● **Exercise details**
Set down the material below word for word, excluding the pictures.

--------------------

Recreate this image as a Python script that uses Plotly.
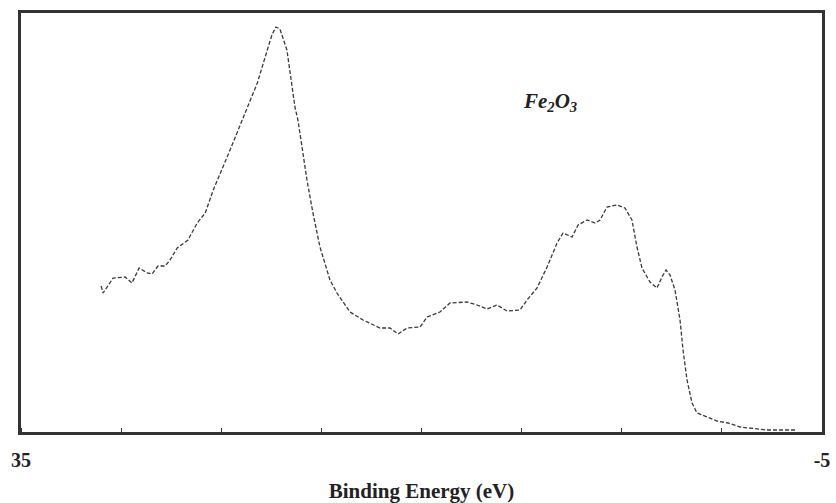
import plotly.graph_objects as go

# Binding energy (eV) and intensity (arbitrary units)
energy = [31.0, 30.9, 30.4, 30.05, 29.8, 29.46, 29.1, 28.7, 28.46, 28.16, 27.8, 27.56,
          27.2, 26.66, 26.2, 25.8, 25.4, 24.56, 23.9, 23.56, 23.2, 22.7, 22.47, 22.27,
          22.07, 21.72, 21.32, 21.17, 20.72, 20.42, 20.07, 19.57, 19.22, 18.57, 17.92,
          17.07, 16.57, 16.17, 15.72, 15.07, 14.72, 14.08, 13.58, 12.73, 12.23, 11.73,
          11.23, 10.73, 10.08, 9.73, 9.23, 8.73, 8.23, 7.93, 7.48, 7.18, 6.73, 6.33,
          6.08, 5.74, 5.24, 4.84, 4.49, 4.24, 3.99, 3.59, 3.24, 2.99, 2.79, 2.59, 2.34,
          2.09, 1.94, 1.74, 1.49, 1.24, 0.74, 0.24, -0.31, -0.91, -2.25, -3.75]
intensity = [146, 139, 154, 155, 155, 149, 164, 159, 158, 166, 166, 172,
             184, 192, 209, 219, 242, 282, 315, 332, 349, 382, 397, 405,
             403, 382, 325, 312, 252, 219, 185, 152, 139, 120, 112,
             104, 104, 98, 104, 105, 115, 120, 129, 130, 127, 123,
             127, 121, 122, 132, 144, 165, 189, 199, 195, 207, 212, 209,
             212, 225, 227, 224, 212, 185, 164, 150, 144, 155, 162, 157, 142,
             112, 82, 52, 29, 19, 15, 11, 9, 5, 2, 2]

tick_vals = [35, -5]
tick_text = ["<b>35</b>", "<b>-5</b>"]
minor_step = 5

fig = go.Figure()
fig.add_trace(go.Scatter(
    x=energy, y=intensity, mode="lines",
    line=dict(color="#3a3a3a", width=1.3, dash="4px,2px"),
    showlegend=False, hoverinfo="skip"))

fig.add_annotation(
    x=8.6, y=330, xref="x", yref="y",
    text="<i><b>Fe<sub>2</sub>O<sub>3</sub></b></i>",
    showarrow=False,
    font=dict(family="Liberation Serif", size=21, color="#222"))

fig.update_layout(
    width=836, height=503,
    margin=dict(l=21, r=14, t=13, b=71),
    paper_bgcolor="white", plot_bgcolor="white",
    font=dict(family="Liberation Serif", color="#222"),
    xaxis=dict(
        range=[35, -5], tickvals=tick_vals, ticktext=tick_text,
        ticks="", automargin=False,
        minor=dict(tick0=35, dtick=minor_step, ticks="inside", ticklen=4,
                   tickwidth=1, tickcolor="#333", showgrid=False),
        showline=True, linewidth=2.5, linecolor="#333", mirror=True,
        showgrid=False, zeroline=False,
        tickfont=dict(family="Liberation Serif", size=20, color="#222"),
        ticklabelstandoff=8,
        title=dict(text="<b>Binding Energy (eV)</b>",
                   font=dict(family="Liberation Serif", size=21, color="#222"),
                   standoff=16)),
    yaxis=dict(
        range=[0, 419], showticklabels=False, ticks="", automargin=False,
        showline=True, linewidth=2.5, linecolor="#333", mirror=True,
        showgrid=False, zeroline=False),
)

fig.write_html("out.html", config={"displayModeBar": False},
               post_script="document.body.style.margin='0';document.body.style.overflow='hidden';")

--------------------

● **Exercise solution**
Recreate this image as a Python script that uses Plotly.
import plotly.graph_objects as go

# Binding energy (eV) and intensity (arbitrary units)
energy = [31.0, 30.9, 30.4, 30.05, 29.8, 29.46, 29.1, 28.7, 28.46, 28.16, 27.8, 27.56,
          27.2, 26.66, 26.2, 25.8, 25.4, 24.56, 23.9, 23.56, 23.2, 22.7, 22.47, 22.27,
          22.07, 21.72, 21.32, 21.17, 20.72, 20.42, 20.07, 19.57, 19.22, 18.57, 17.92,
          17.07, 16.57, 16.17, 15.72, 15.07, 14.72, 14.08, 13.58, 12.73, 12.23, 11.73,
          11.23, 10.73, 10.08, 9.73, 9.23, 8.73, 8.23, 7.93, 7.48, 7.18, 6.73, 6.33,
          6.08, 5.74, 5.24, 4.84, 4.49, 4.24, 3.99, 3.59, 3.24, 2.99, 2.79, 2.59, 2.34,
          2.09, 1.94, 1.74, 1.49, 1.24, 0.74, 0.24, -0.31, -0.91, -2.25, -3.75]
intensity = [146, 139, 154, 155, 155, 149, 164, 159, 158, 166, 166, 172,
             184, 192, 209, 219, 242, 282, 315, 332, 349, 382, 397, 405,
             403, 382, 325, 312, 252, 219, 185, 152, 139, 120, 112,
             104, 104, 98, 104, 105, 115, 120, 129, 130, 127, 123,
             127, 121, 122, 132, 144, 165, 189, 199, 195, 207, 212, 209,
             212, 225, 227, 224, 212, 185, 164, 150, 144, 155, 162, 157, 142,
             112, 82, 52, 29, 19, 15, 11, 9, 5, 2, 2]

tick_vals = [35, -5]
tick_text = ["<b>35</b>", "<b>-5</b>"]
minor_step = 5

fig = go.Figure()
fig.add_trace(go.Scatter(
    x=energy, y=intensity, mode="lines",
    line=dict(color="#3a3a3a", width=1.3, dash="4px,2px"),
    showlegend=False, hoverinfo="skip"))

fig.add_annotation(
    x=8.6, y=330, xref="x", yref="y",
    text="<i><b>Fe<sub>2</sub>O<sub>3</sub></b></i>",
    showarrow=False,
    font=dict(family="Liberation Serif", size=21, color="#222"))

fig.update_layout(
    width=836, height=503,
    margin=dict(l=21, r=14, t=13, b=71),
    paper_bgcolor="white", plot_bgcolor="white",
    font=dict(family="Liberation Serif", color="#222"),
    xaxis=dict(
        range=[35, -5], tickvals=tick_vals, ticktext=tick_text,
        ticks="", automargin=False,
        minor=dict(tick0=35, dtick=minor_step, ticks="inside", ticklen=4,
                   tickwidth=1, tickcolor="#333", showgrid=False),
        showline=True, linewidth=2.5, linecolor="#333", mirror=True,
        showgrid=False, zeroline=False,
        tickfont=dict(family="Liberation Serif", size=20, color="#222"),
        ticklabelstandoff=8,
        title=dict(text="<b>Binding Energy (eV)</b>",
                   font=dict(family="Liberation Serif", size=21, color="#222"),
                   standoff=16)),
    yaxis=dict(
        range=[0, 419], showticklabels=False, ticks="", automargin=False,
        showline=True, linewidth=2.5, linecolor="#333", mirror=True,
        showgrid=False, zeroline=False),
)

fig.write_html("out.html", config={"displayModeBar": False},
               post_script="document.body.style.margin='0';document.body.style.overflow='hidden';")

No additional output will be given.